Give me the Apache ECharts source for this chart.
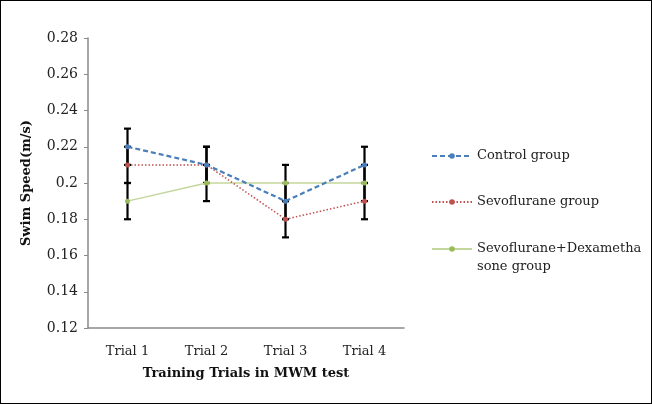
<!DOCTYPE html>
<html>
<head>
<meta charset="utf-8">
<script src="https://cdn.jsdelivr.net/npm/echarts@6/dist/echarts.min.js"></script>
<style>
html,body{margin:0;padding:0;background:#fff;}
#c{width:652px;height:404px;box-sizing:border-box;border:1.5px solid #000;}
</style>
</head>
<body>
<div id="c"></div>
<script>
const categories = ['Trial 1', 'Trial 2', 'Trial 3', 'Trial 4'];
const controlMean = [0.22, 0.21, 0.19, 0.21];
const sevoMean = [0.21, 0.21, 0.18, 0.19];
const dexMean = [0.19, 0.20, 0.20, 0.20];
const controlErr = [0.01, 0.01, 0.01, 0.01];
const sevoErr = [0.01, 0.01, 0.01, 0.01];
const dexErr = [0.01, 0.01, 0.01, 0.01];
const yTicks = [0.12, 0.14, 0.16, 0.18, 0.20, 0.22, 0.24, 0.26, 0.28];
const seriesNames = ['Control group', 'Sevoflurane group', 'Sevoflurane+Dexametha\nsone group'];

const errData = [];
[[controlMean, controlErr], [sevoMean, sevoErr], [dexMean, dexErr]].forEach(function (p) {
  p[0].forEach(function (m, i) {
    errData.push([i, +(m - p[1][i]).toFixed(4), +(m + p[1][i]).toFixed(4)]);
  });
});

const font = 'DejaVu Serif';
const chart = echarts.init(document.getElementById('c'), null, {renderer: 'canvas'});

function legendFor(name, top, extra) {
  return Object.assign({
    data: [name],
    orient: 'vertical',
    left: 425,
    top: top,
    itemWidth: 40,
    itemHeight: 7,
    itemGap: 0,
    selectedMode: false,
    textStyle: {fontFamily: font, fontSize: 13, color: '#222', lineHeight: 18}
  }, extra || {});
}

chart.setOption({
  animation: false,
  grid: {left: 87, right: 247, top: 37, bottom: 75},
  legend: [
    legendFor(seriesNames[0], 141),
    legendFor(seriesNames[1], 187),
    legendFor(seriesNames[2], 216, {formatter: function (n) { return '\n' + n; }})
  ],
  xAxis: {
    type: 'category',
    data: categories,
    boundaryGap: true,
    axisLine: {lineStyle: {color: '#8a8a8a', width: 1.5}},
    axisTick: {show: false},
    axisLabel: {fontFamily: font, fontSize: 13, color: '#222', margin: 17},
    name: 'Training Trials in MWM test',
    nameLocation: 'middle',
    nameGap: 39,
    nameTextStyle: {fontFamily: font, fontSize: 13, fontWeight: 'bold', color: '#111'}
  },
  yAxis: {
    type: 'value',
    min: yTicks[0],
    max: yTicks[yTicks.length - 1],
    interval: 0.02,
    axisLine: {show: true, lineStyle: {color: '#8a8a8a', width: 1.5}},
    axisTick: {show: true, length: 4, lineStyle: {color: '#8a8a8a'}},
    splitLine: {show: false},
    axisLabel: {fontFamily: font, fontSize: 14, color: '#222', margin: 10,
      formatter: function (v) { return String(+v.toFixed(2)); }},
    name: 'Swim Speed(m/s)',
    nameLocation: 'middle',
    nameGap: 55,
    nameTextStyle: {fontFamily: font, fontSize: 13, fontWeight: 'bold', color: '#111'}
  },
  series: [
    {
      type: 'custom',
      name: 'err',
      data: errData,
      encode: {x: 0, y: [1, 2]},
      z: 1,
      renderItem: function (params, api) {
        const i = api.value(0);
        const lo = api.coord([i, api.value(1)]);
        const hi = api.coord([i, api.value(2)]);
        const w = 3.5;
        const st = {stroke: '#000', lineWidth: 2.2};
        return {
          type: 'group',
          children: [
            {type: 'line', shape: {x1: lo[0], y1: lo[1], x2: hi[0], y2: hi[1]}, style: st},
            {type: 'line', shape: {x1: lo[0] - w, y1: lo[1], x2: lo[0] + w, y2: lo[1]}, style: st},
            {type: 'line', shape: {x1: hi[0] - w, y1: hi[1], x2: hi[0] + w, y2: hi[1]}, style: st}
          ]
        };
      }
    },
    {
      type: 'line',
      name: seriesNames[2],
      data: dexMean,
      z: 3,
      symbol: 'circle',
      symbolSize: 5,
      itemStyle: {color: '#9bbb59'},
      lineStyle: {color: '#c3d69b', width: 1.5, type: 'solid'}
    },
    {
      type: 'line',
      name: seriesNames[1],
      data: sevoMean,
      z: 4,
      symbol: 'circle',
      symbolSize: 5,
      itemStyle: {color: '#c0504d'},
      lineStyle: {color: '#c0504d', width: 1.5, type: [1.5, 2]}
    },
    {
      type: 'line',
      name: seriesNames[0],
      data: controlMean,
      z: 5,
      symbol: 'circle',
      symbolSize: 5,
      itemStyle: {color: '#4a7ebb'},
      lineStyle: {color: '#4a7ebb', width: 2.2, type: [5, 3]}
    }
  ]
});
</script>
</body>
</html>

▬▬▬▬▬▬▬▬▬▬

The problem:
Please repeat exactly the data above from its first line to the line that contains "const seriesNames = ['Control", inclusive, and leave every picture out.

Task solution:
Give me the Apache ECharts source for this chart.
<!DOCTYPE html>
<html>
<head>
<meta charset="utf-8">
<script src="https://cdn.jsdelivr.net/npm/echarts@6/dist/echarts.min.js"></script>
<style>
html,body{margin:0;padding:0;background:#fff;}
#c{width:652px;height:404px;box-sizing:border-box;border:1.5px solid #000;}
</style>
</head>
<body>
<div id="c"></div>
<script>
const categories = ['Trial 1', 'Trial 2', 'Trial 3', 'Trial 4'];
const controlMean = [0.22, 0.21, 0.19, 0.21];
const sevoMean = [0.21, 0.21, 0.18, 0.19];
const dexMean = [0.19, 0.20, 0.20, 0.20];
const controlErr = [0.01, 0.01, 0.01, 0.01];
const sevoErr = [0.01, 0.01, 0.01, 0.01];
const dexErr = [0.01, 0.01, 0.01, 0.01];
const yTicks = [0.12, 0.14, 0.16, 0.18, 0.20, 0.22, 0.24, 0.26, 0.28];
const seriesNames = ['Control group', 'Sevoflurane group', 'Sevoflurane+Dexametha\nsone group'];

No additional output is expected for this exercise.